Von Oliver PfohlmannRSS-Newsfeed neuer Artikel von Oliver Pfohlmann

Besprochene Bücher / Literaturhinweise

Was Spannung ist, hat Alfred Hitchcock einmal am Beispiel einer Bombe erklärt: Explodiert sie im Lauf der Handlung plötzlich, wird das Publikum nur überrascht. Weiß es aber schon vorher von ihrer Existenz, muss es um das Leben der Figuren bangen, wird also bis zur Explosion auf die Folter gespannt.

So gesehen, wird bei Susan Choi der Leser nicht einmal überrascht. Die amerikanische Autorin lässt die (Paket-)Bombe in ihrem Roman "Reue" schon im ersten Satz hochgehen. Macht aber nichts: Ihr 500-Seiten-Buch hat dennoch seine Spannungsmomente. Und das, obwohl selbst die Frage nach der Identität des Attentäters eher zweitrangig ist. Der verschickt seine Sprengsätze an Mathematiker und Programmierer im ganzen Land wie einst der "Una-Bomber" Theodore Kaczynski, nach dessen Vorbild Choi ihren "Elite-Killer" gestaltet hat. Doch "Reue" ist kein Thriller, mag auch der actiongeladene Schluss in Hollywoodfahrwassern schippern. Sondern das psychologisch subtile Porträt eines Menschen, der ganz zu Unrecht verdächtigt wird - und der dennoch schuldig ist.

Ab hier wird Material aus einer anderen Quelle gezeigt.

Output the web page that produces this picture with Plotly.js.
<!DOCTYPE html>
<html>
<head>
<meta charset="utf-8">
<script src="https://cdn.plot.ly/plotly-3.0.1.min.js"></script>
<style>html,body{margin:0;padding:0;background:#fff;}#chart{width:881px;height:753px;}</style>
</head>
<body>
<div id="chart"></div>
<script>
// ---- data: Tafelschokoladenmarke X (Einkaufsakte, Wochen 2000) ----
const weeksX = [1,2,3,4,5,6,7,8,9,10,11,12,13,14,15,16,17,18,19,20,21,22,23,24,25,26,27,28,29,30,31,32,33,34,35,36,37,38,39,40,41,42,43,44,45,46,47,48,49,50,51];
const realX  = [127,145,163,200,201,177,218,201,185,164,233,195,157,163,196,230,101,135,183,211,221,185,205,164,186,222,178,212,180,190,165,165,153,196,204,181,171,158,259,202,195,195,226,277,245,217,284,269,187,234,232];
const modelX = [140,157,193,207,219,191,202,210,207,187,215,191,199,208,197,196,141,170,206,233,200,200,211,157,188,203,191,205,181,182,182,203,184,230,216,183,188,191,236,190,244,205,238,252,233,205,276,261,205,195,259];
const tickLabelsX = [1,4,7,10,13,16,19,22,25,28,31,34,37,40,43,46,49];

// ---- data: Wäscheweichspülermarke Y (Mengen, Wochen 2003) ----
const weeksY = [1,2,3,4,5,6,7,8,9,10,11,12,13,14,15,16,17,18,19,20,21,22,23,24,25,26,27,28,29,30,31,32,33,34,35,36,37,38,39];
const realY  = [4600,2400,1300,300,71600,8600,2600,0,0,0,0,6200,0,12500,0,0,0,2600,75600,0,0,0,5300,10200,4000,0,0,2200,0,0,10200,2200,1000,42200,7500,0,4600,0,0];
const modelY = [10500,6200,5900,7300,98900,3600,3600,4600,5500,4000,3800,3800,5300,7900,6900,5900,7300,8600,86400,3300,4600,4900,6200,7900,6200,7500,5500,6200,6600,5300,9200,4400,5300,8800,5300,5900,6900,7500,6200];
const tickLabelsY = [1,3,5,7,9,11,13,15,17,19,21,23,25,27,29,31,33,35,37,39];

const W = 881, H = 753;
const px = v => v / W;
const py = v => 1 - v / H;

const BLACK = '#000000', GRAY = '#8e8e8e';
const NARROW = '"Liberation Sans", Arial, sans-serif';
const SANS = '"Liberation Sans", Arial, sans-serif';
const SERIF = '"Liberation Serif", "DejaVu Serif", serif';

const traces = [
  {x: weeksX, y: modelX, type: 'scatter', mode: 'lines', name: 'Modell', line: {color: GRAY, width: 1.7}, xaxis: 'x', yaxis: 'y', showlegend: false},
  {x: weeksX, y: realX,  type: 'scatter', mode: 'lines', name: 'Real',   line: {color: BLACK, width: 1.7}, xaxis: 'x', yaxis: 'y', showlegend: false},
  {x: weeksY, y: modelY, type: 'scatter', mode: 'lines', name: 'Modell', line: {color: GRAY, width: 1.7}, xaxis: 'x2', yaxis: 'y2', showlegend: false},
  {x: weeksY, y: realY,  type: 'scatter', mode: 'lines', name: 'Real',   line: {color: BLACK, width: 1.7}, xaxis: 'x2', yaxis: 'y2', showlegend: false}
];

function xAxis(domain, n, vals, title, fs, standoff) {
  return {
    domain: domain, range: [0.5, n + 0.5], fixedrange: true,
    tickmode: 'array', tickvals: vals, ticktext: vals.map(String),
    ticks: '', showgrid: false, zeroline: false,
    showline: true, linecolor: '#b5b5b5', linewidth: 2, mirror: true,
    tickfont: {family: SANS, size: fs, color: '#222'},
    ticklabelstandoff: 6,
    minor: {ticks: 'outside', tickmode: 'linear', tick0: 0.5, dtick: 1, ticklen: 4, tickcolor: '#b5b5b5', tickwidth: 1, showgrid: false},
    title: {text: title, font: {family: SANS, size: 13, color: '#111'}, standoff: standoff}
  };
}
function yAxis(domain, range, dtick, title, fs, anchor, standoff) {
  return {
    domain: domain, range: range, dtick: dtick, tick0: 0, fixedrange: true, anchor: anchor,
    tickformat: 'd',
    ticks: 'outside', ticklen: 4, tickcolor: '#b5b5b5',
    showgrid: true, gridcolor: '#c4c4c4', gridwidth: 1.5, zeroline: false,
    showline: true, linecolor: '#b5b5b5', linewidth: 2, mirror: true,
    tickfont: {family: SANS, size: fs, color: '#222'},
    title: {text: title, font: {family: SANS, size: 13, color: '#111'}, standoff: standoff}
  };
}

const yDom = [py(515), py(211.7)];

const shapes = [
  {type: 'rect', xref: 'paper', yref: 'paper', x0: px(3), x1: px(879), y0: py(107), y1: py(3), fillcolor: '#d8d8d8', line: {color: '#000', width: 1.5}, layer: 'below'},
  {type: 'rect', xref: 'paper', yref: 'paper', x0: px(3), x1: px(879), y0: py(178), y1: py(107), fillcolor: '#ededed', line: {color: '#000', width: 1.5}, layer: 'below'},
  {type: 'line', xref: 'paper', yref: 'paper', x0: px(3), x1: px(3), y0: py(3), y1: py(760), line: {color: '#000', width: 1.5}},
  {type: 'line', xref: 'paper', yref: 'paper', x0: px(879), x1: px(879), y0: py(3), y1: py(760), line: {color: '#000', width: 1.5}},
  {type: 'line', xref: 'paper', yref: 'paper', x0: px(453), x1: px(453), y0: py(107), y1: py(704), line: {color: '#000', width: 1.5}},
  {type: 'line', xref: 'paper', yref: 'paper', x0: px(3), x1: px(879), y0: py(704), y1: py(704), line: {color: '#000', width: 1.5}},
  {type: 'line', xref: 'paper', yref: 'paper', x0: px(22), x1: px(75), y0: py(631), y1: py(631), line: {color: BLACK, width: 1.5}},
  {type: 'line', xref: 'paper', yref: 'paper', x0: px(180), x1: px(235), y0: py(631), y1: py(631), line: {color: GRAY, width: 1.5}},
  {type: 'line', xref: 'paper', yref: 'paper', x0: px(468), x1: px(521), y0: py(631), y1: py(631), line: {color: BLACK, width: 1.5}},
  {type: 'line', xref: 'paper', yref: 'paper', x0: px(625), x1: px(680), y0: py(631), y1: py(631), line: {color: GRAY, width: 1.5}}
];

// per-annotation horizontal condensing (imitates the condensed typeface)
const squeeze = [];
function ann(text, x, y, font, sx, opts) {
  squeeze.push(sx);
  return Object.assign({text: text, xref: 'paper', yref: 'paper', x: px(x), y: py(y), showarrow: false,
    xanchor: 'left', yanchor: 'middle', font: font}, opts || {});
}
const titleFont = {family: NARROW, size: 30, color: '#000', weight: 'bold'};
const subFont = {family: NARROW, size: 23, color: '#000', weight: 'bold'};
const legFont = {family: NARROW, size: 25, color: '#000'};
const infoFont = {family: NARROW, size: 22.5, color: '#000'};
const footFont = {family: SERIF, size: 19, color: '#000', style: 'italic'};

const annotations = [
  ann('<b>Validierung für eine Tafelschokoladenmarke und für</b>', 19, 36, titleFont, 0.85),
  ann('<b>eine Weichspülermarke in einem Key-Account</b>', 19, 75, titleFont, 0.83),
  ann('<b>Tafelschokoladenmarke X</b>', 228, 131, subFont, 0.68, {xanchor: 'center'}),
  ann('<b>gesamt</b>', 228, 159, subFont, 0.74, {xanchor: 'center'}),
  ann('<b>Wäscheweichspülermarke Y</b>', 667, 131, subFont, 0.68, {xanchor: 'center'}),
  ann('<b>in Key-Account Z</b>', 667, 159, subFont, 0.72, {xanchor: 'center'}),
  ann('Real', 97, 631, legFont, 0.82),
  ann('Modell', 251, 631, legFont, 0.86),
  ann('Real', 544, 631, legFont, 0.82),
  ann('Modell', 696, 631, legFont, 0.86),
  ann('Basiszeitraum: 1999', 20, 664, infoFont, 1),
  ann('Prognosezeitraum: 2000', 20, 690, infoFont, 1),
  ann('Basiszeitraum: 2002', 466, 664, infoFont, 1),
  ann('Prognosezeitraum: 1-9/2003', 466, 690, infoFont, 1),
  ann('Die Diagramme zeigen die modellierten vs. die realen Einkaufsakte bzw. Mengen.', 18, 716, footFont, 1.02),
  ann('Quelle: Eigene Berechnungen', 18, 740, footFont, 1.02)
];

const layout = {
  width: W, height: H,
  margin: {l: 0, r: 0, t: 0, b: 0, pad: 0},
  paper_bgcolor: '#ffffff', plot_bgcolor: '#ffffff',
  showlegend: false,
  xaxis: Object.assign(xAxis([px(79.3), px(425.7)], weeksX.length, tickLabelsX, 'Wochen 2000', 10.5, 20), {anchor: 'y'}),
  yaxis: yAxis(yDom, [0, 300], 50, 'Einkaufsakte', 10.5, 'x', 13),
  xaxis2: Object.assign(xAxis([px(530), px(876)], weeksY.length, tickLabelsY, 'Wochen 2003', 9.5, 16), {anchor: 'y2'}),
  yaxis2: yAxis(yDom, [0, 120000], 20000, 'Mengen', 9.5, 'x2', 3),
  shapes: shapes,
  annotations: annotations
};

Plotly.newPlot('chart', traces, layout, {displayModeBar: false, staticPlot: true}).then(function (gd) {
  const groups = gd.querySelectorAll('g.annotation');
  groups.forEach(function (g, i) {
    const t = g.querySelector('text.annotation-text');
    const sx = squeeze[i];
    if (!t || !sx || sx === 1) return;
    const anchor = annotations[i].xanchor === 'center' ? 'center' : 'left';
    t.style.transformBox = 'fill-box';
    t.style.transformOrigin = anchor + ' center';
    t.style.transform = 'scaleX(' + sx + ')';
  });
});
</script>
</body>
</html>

Die eingangs detonierende Bombe findet zwei Opfer, beides Mathematikprofessoren an einem bedeutungslosen College irgendwo im Mittleren Westen der USA. Ihr Adressat ist Hendley, ein aufstrebender, allseits beliebter, junger Wissenschaftler; er stirbt wenige Tage nach der Explosion. Das zweite Opfer ist Lee, Chois Hauptfigur: ein einsamer, verbitterter alter Mann asiatischer Herkunft, der die Explosion in seinem benachbarten Büro überlebt; äußerlich unverletzt, aber innerlich bis ins Mark getroffen. War doch sein einziger Gedanke, als ihn die Wucht der Explosion zu Boden warf, ein jäher Ausdruck der Genugtuung über das Ende des von ihm verachteten (und beneideten) Kollegen: "Ah, wie gut."

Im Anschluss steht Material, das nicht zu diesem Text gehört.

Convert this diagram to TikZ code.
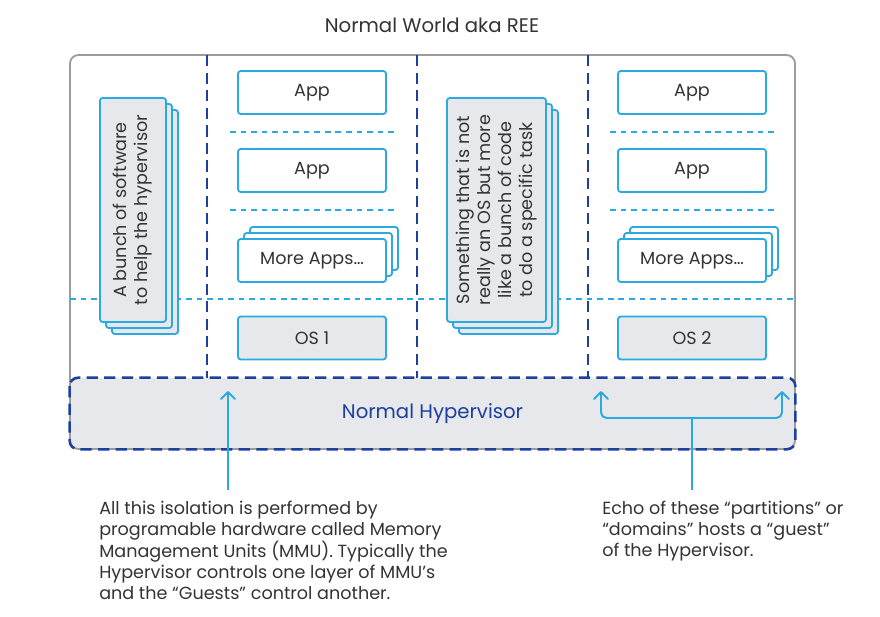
\documentclass[tikz,border=0pt]{standalone}
\usepackage{fontspec}
\setmainfont{Poppins}
\usetikzlibrary{arrows.meta, positioning, calc}
\definecolor{hvDeep}{HTML}{1D3F9E}
\definecolor{hvSky}{HTML}{2BA9E1}
\definecolor{hvFog}{HTML}{E6E8EB}
\definecolor{hvFrame}{HTML}{9B9B9B}
\definecolor{hvInk}{HTML}{333333}
\newcommand{\hvtext}{\fontsize{12.5}{14.9}\selectfont}
\newcommand{\hvbig}{\fontsize{14}{16}\selectfont}

\begin{document}
\begin{tikzpicture}[x=0.025cm, y=-0.025cm,
  appbox/.style={draw=hvSky, line width=1.3pt, fill=white, rounded corners=2pt,
    minimum width=3.7cm, minimum height=1.075cm, inner sep=0pt, font=\hvtext, text=hvInk},
  osbox/.style={appbox, fill=hvFog},
  stackbox/.style={osbox, rotate=90, minimum width=5.6cm, align=center},
  partline/.style={hvDeep, line width=1.8pt, dash pattern=on 8pt off 4.5pt},
  layerline/.style={hvSky, line width=1.3pt, dash pattern=on 4pt off 3.5pt},
  pointer/.style={hvSky, line width=1.4pt, -{Straight Barb[length=5pt, width=10pt, round]}},
  note/.style={font=\hvtext, text=hvInk, align=left, anchor=north west, inner xsep=0pt, inner ysep=7.5pt}]
  \useasboundingbox (0,0) rectangle (880,617);
  \node[font=\hvbig, text=hvInk] (title) at (432,25) {Normal World aka REE};
  \node[fill=hvFog, rounded corners=6pt, minimum width=18.125cm, minimum height=1.775cm,
    font=\hvbig, text=hvDeep] (hyp) at (432.5,413.5) {Normal Hypervisor};
  \draw[hvFrame, line width=1.3pt, rounded corners=6pt] (70,55) rectangle (795,449);
  \draw[partline, rounded corners=6pt] (hyp.north west) rectangle (hyp.south east);
  \foreach \x in {207,417,588}
    \draw[partline] (\x,55) -- (\x,378);
  \draw[layerline] (70,299) -- (795,299);
  \foreach \x in {230,610}
    \foreach \y in {132,210}
      \draw[layerline] (\x,\y) -- ++(165,0);

  \foreach \n/\cx/\os in {1/312/OS 1, 2/692/OS 2}{
    \node[appbox] (app\n a) at (\cx,92.5) {App};
    \node[appbox] (app\n b) at (\cx,170.5) {App};
    \foreach \d in {12,6}
      \node[appbox] (more\n-\d) at (\cx+\d,260.5-\d) {};
    \node[appbox] (more\n) at (\cx,260.5) {More Apps…};
    \node[osbox] (os\n) at (\cx,338) {\os};
  }

  \foreach \d in {12,6}
    \node[stackbox, minimum height=1.65cm] (helper-\d) at (133+\d,210+\d) {};
  \node[stackbox, minimum height=1.65cm] (helper) at (133,210) {A bunch of software\\to help the hypervisor};
  \foreach \d in {12,6}
    \node[stackbox, minimum height=2.475cm] (task-\d) at (496.5+\d,210+\d) {};
  \node[stackbox, minimum height=2.475cm] (task) at (496.5,210)
    {Something that is not\\really an OS but more\\like a bunch of code\\to do a specific task};

  \coordinate (mmuTip) at (228,391);
  \node[note] (mmu) at (99,490) {All this isolation is performed by\\programable hardware called Memory\\Management Units (MMU). Typically the\\Hypervisor controls one layer of MMU’s\\and the “Guests” control another.};
  \draw[pointer] (mmu.north -| mmuTip) -- (mmuTip);

  \coordinate (fork) at (692,418);
  \coordinate (guestA) at (601,391);
  \coordinate (guestB) at (782,391);
  \node[note] (guest) at (602,490) {Echo of these “partitions” or\\“domains” hosts a “guest”\\of the Hypervisor.};
  \draw[pointer, -] (guest.north -| fork) -- (fork);
  \draw[pointer, rounded corners=4pt] (fork) -| (guestA);
  \draw[pointer, rounded corners=4pt] (fork) -| (guestB);
\end{tikzpicture}
\end{document}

Dass Lee danach rasch die Kontrolle über sein Leben verliert, liegt nicht nur am Schock über die jähe Einsicht in die eigenen Abgründe. Sondern auch an einem Brief, den er nach dem Anschlag erhält. Dieser ist von einem ehemaligen Studienfreund, Lewis Gaither, einem Evangelikalen, dem Lee einst die (inzwischen verstorbene) Frau, Aileen, ausgespannt hat. Nach Jahrzehnten öffnet sich ihm so ein Tor zu seiner Vergangenheit, und in den Erinnerungsschüben des Helden enthüllt sich dem Leser die Tragödie von Lees gescheiterter Ehe, seiner eigentlichen Lebensschuld.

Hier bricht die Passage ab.